A direction $ d $ is a descent direction of $ f $ at $ x $ if $ \nabla f(x)^\top d < 0 $. Two canonical descent directions: (1) $ d = -\nabla f(x) $ (steepest descent), since $ (-\nabla f)^\top \nabla f = -\|\nabla f\|_2^2 < 0 $; (2) $ d = -H^{-1}\nabla f(x) $ for any $ H \succ 0 $ (Newton/quasi-Newton direction).

Theorem 7.6. If $ d $ is a descent direction of $ f \in C^1 $ at $ x^* $, then there exists $ \delta > 0 $ such that $ f(x^* + \alpha d) < f(x^*) $ for all $ \alpha \in (0, \delta] $. This is proved by Taylor expansion: for small enough $ \alpha $, the first-order term $ \alpha \nabla f(x^*)^\top d $ (negative) dominates the error term $ \phi(\alpha d) $.

Wolfe Conditions and Lipschitz Continuity

Wolfe Conditions

Define $ \phi(\alpha) := f(x^{(k)} + \alpha d^{(k)}) $. For $ 0 < c_1 < c_2 < 1 $, the Wolfe conditions are:

(W1) Sufficient decrease: $ f(x^{(k)} + \alpha d^{(k)}) \leq f(x^{(k)}) + c_1 \alpha \nabla f(x^{(k)})^\top d^{(k)} $
(W2) Curvature condition: $ \nabla f(x^{(k)} + \alpha d^{(k)})^\top d^{(k)} \geq c_2 \nabla f(x^{(k)})^\top d^{(k)} $

The sufficient decrease condition alone does not prevent very small steps; the curvature condition guards against this. Together, the Wolfe conditions define a well-behaved inexact line search.

Theorem 8.1. If $ f \in C^1 $, $ d^{(k)} $ is a descent direction, $ f $ is bounded below along the ray, and $ 0 < c_1 < c_2 < 1 $, then step lengths satisfying the Wolfe conditions exist.

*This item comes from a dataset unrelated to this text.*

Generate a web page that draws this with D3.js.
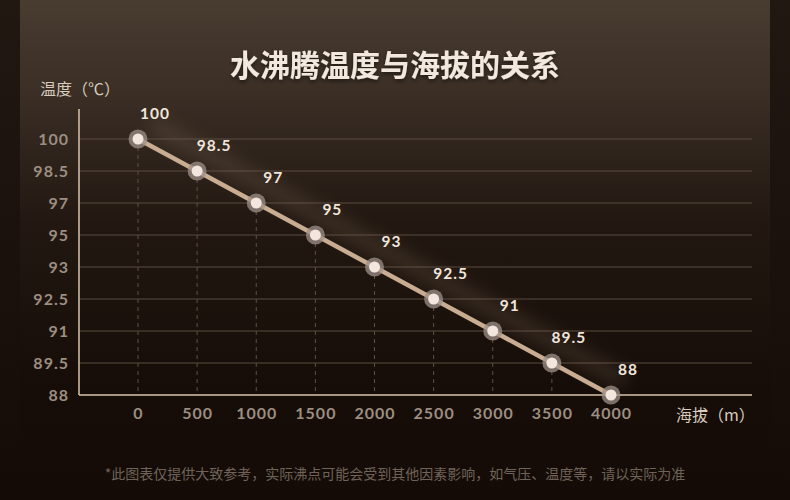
<!DOCTYPE html>
<html>
<head>
<meta charset="utf-8">
<script src="https://cdn.jsdelivr.net/npm/d3@7/dist/d3.min.js"></script>
<style>
  html, body { margin: 0; padding: 0; background: #170e09; }
  svg { display: block; }
</style>
</head>
<body>
<svg id="chart" width="790" height="500"></svg>
<script>
// Altitude (m) and the boiling point of water at that altitude
const altitudes = [0, 500, 1000, 1500, 2000, 2500, 3000, 3500, 4000];
const boilingPoints = ["100", "98.5", "97", "95", "93", "92.5", "91", "89.5", "88"];
const yCategories = ["100", "98.5", "97", "95", "93", "92.5", "91", "89.5", "88"];

const titleText = "水沸腾温度与海拔的关系";
const yTitle = "温度（℃）";
const xTitle = "海拔（m）";
const noteText = "*此图表仅提供大致参考，实际沸点可能会受到其他因素影响，如气压、温度等，请以实际为准";

const svg = d3.select("#chart");
const W = 790, H = 500;
const defs = svg.append("defs");

// Background card
const bg = defs.append("linearGradient").attr("id", "cardGrad")
  .attr("x1", 0).attr("y1", 0).attr("x2", 0).attr("y2", 1);
bg.append("stop").attr("offset", "0").attr("stop-color", "#4c3f33");
bg.append("stop").attr("offset", "0.2").attr("stop-color", "#3b2f26");
bg.append("stop").attr("offset", "0.45").attr("stop-color", "#221811");
bg.append("stop").attr("offset", "0.75").attr("stop-color", "#160d08");
bg.append("stop").attr("offset", "1").attr("stop-color", "#140b06");

const sideGrad = defs.append("linearGradient").attr("id", "sideGrad")
  .attr("x1", 0).attr("y1", 0).attr("x2", 0).attr("y2", 1);
sideGrad.append("stop").attr("offset", "0").attr("stop-color", "#221812");
sideGrad.append("stop").attr("offset", "1").attr("stop-color", "#140b07");

svg.append("rect").attr("width", W).attr("height", H).attr("fill", "url(#sideGrad)");
svg.append("rect").attr("x", 20).attr("y", -20).attr("width", 750).attr("height", H + 40)
  .attr("rx", 12).attr("fill", "url(#cardGrad)");

// soft glow filters
defs.append("filter").attr("id", "haze").attr("x", "-20%").attr("y", "-20%")
  .attr("width", "140%").attr("height", "140%")
  .append("feGaussianBlur").attr("stdDeviation", 9);
const ts = defs.append("filter").attr("id", "titleShadow");
ts.append("feDropShadow").attr("dx", 0).attr("dy", 2).attr("stdDeviation", 2)
  .attr("flood-color", "#000").attr("flood-opacity", 0.55);

// Scales
const x = d3.scaleLinear().domain([0, 4000]).range([138, 611]);
const y = d3.scalePoint().domain(yCategories).range([139, 395]);
const plotLeft = 79, plotRight = 752, plotTop = 109, plotBottom = 395;

// Horizontal grid
svg.append("g")
  .selectAll("line")
  .data(yCategories.filter(d => d !== "88"))
  .join("line")
  .attr("x1", plotLeft).attr("x2", plotRight)
  .attr("y1", d => y(d)).attr("y2", d => y(d))
  .attr("stroke", "#5a4b3f").attr("stroke-width", 1);

// Dashed drop lines
svg.append("g")
  .selectAll("line")
  .data(altitudes)
  .join("line")
  .attr("x1", d => x(d)).attr("x2", d => x(d))
  .attr("y1", (d, i) => y(boilingPoints[i])).attr("y2", plotBottom)
  .attr("stroke", "#5e5044").attr("stroke-width", 1)
  .attr("stroke-dasharray", "4,4");

// Axes lines
svg.append("line").attr("x1", plotLeft).attr("x2", plotLeft)
  .attr("y1", plotTop).attr("y2", plotBottom)
  .attr("stroke", "#d9c5ae").attr("stroke-width", 1.5);
svg.append("line").attr("x1", plotLeft).attr("x2", plotRight)
  .attr("y1", plotBottom).attr("y2", plotBottom)
  .attr("stroke", "#d9c5ae").attr("stroke-width", 1.5);

const tickFont = "Lato, 'Open Sans', sans-serif";

// Y axis labels
const yAxis = d3.axisLeft(y).tickSize(0).tickPadding(0);
const yg = svg.append("g").attr("transform", `translate(${69},0)`).call(yAxis);
yg.select(".domain").remove();
yg.selectAll("text")
  .attr("fill", "#9c8e81").attr("font-family", tickFont)
  .attr("font-size", 16).attr("font-weight", 700)
  .attr("letter-spacing", "1px").attr("dy", "0.35em");

// X axis labels
const xAxis = d3.axisBottom(x).tickValues(altitudes).tickFormat(d3.format("d")).tickSize(0).tickPadding(0);
const xg = svg.append("g").attr("transform", `translate(0,${408})`).call(xAxis);
xg.select(".domain").remove();
xg.selectAll("text")
  .attr("fill", "#9c8e81").attr("font-family", tickFont)
  .attr("font-size", 16).attr("font-weight", 700)
  .attr("letter-spacing", "1px").attr("dy", "0.71em");

// Data
const pts = altitudes.map((a, i) => ({ a, v: boilingPoints[i] }));
const lineGen = d3.line().x(d => x(d.a)).y(d => y(d.v));

// haze behind the line
svg.append("path").datum(pts)
  .attr("d", lineGen)
  .attr("transform", "translate(14,-14)")
  .attr("fill", "none").attr("stroke", "#8a7460").attr("stroke-width", 16)
  .attr("opacity", 0.28).attr("filter", "url(#haze)");

svg.append("path").datum(pts)
  .attr("d", lineGen)
  .attr("fill", "none").attr("stroke", "#c9ad92").attr("stroke-width", 4.5)
  .attr("stroke-linecap", "round");

const pg = svg.append("g").selectAll("g").data(pts).join("g")
  .attr("transform", d => `translate(${x(d.a)},${y(d.v)})`);
pg.append("circle").attr("r", 9.5).attr("fill", "#9d9088").attr("opacity", 0.75);
pg.append("circle").attr("r", 5.5).attr("fill", "#f2e6df");

// Value labels
svg.append("g").selectAll("text").data(pts).join("text")
  .attr("x", d => x(d.a) + 17)
  .attr("y", d => y(d.v) - 20)
  .attr("text-anchor", "middle")
  .attr("fill", "#f1e6dc").attr("font-family", tickFont)
  .attr("font-size", 15.5).attr("font-weight", 700).attr("letter-spacing", "1px")
  .text(d => d.v);

// Titles
svg.append("text").attr("x", 395).attr("y", 76).attr("text-anchor", "middle")
  .attr("fill", "#f2e8de").attr("font-family", "'Noto Sans CJK SC', sans-serif")
  .attr("font-size", 30).attr("font-weight", 700).attr("filter", "url(#titleShadow)")
  .text(titleText);

svg.append("text").attr("x", 40).attr("y", 95)
  .attr("fill", "#d8cbbd").attr("font-family", "'Noto Sans CJK SC', sans-serif")
  .attr("font-size", 16).text(yTitle);

svg.append("text").attr("x", 676).attr("y", 421)
  .attr("fill", "#d8cbbd").attr("font-family", "'Noto Sans CJK SC', sans-serif")
  .attr("font-size", 16).text(xTitle);

svg.append("text").attr("x", 395).attr("y", 479).attr("text-anchor", "middle")
  .attr("fill", "#6f6359").attr("font-family", "'Noto Sans CJK SC', sans-serif")
  .attr("font-size", 14).text(noteText);
</script>
</body>
</html>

An alternative to the curvature condition is the backtracking line search: starting from a trial $ \bar{\alpha} > 0 $, repeatedly shrink $ \alpha \leftarrow \rho \alpha $ (with $ \rho \in (0,1) $ until the sufficient decrease condition (W1) is met.

Lipschitz Continuity

Definition 8.1. A function $ f : E \to \mathbb{R}^m $ is Lipschitz continuous on $ E $ if there exists $ L > 0 $ such that $ \|f(x) - f(y)\| \leq L\|x - y\| $ for all $ x, y \in E $.

\[ \sum_{k \geq 0} \cos^2(\theta_k) \|\nabla f(x^{(k)})\|_2^2 < +\infty, \]

where $ \cos(\theta_k) = \frac{-\nabla f(x^{(k)})^\top d^{(k)}}{\|\nabla f(x^{(k)})\|_2 \|d^{(k)}\|_2} $ measures the angle between $ d^{(k)} $ and the steepest descent direction.

Steepest Descent and Convergence Rate

Steepest Descent Method

Gradient descent path on elliptic bowl $f(x_1,x_2)=x_1^2+3x_2^2$, showing iterates converging to the global minimum at the origin.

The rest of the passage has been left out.